A terceira parte tem especificamente como objectivo descrever os usos e o impacto da internet – dos media online – na África lusófona, que, embora tenha níveis reduzidos de usuários, tem visto o seu número crescer nos últimos anos (também aqui Cabo Verde assume a dianteira). Assim, a prática do ciberjornalismo tem registado um grande aumento, o que é visto, de uma forma geral, como um fator positivo na democratização desses países, porque muitas vezes esses media servem como alternativa aos tradicionais. O facto de apresentarem maiores níveis de interatividade com os leitores fomenta e encoraja a participação cívica (p. 129), embora isso signifique igualmente que quanto mais sucesso os media online têm, maior é a tentação de as autoridades os controlarem.

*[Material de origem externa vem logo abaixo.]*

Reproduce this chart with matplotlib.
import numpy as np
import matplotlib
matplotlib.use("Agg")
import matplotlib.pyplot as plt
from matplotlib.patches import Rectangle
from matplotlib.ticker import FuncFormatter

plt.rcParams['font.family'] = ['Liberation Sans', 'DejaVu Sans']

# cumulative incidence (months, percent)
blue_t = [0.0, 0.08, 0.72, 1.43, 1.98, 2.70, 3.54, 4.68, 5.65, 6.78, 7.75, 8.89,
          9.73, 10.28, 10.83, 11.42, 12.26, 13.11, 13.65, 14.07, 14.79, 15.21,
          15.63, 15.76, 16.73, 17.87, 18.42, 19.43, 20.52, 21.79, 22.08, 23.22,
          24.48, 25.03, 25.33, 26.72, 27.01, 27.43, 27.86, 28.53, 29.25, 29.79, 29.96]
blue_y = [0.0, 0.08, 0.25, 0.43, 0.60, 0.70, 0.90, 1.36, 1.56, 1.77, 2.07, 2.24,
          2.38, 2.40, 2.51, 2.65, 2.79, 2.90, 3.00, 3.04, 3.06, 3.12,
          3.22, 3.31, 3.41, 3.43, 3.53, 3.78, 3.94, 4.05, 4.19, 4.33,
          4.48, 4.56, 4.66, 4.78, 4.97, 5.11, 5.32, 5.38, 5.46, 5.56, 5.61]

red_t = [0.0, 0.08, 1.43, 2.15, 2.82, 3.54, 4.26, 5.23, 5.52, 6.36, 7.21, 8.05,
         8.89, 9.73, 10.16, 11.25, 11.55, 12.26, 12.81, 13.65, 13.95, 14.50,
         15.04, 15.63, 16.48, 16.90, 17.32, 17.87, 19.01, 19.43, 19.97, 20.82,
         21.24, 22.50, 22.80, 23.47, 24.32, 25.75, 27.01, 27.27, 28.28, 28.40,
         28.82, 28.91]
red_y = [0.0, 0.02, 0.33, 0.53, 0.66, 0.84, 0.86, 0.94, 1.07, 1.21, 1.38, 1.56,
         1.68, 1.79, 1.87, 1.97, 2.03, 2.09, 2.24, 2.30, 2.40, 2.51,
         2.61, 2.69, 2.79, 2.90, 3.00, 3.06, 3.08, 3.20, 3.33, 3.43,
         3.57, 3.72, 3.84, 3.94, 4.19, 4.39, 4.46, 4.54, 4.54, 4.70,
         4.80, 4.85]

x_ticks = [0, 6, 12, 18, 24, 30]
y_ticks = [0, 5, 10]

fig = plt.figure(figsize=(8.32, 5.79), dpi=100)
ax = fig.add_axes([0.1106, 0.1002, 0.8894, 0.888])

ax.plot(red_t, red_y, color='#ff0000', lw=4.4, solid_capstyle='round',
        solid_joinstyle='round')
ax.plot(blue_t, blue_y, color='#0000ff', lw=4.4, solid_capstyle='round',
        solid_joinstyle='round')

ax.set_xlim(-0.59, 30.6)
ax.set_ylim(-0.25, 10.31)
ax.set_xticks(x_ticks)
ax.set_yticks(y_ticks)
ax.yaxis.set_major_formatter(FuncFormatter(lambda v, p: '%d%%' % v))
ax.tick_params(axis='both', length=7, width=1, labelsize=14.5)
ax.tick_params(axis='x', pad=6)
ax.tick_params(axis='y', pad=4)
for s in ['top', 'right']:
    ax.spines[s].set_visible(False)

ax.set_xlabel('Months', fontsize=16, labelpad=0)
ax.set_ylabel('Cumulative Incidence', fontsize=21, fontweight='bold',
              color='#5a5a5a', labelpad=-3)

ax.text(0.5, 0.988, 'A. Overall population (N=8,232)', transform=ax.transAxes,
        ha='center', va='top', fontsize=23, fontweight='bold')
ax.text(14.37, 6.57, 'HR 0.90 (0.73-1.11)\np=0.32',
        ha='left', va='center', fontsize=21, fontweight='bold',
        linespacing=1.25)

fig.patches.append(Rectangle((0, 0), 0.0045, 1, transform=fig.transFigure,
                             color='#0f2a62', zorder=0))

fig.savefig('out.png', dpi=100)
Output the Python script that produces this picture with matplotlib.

O ciberativismo – através da blogosfera, e das redes sociais – tem conhecido igualmente (com exceção de São Tomé e Príncipe) um grande dinamismo. E também neste caso é de referir o seu papel no processo de democratização. Se a blogosfera muitas vezes assume um papel de vigilância e monitoramento dos poderes estabelecidos, às vezes de forma anónima, distribuindo informações e fomentando visões críticas – ampliando, na visão de muitos dos entrevistados, o pluralismo na sociedade – as redes sociais podem servir como catalisadores da mobilização coletiva. Para fazer face a isso (e no contexto da então chamada “Primavera Árabe”), o governo angolano aprovou uma lei que, de facto, criminalizava a convocação pela internet e através de smartphones, de protestos e demonstrações. Finalmente, a comunicação política dos partidos políticos da África lusófona também está presente online através de websites, e de páginas nas redes sociais como o facebook. Mas em termos de impacto e relevância – assim como de interatividade – esta presença na internet por parte destes partidos ainda é muito discreta, se comparada, por exemplo, com os media digitais.

As páginas finais recapitulam as principais conclusões do estudo. Neste sentido, a sua ilação maior, tendo em vista a intenção inicial de analisar o papel da internet na construção democrática, está presente na última página (p. 168): mais do que um “iniciador”, a internet é, acima de tudo, um “facilitador” em termos de mudanças sociais e políticas. A internet não é uma “varinha mágica”; têm de existir condições (as estruturas económicas e políticas) para que a “magia”, a democracia plena, aconteça.

A inclusão de imagens teria tornado mais apelativos os capítulos sobre a blogosfera, redes sociais e websites. A descrição às vezes revela-se árida, até por não poder nunca competir com o impacto do visual. Por vezes o estilo é repetitivo, e a mesma ideia aparece com frequência ao longo do livro. A ausência da Guiné--Bissau, como já foi dito, é compreensível, embora seja de referir que, desde a recente acalmia política, o novo governo guineense tenha feito um esforço para aprofundar a sua presença na internet. Refira-se uma incorreção: a “terceira onda da democratização”, enunciada por Samuel Huntington, não começou nos anos 90, como se refere no livro (p. 46), mas em Portugal com a Revolução de 1974. Estas imperfeições, contudo, não afetam em nada a qualidade geral deste livro, que, no âmbito do estudo da África Lusófona, e de certa forma para além dela, é verdadeiramente pioneiro.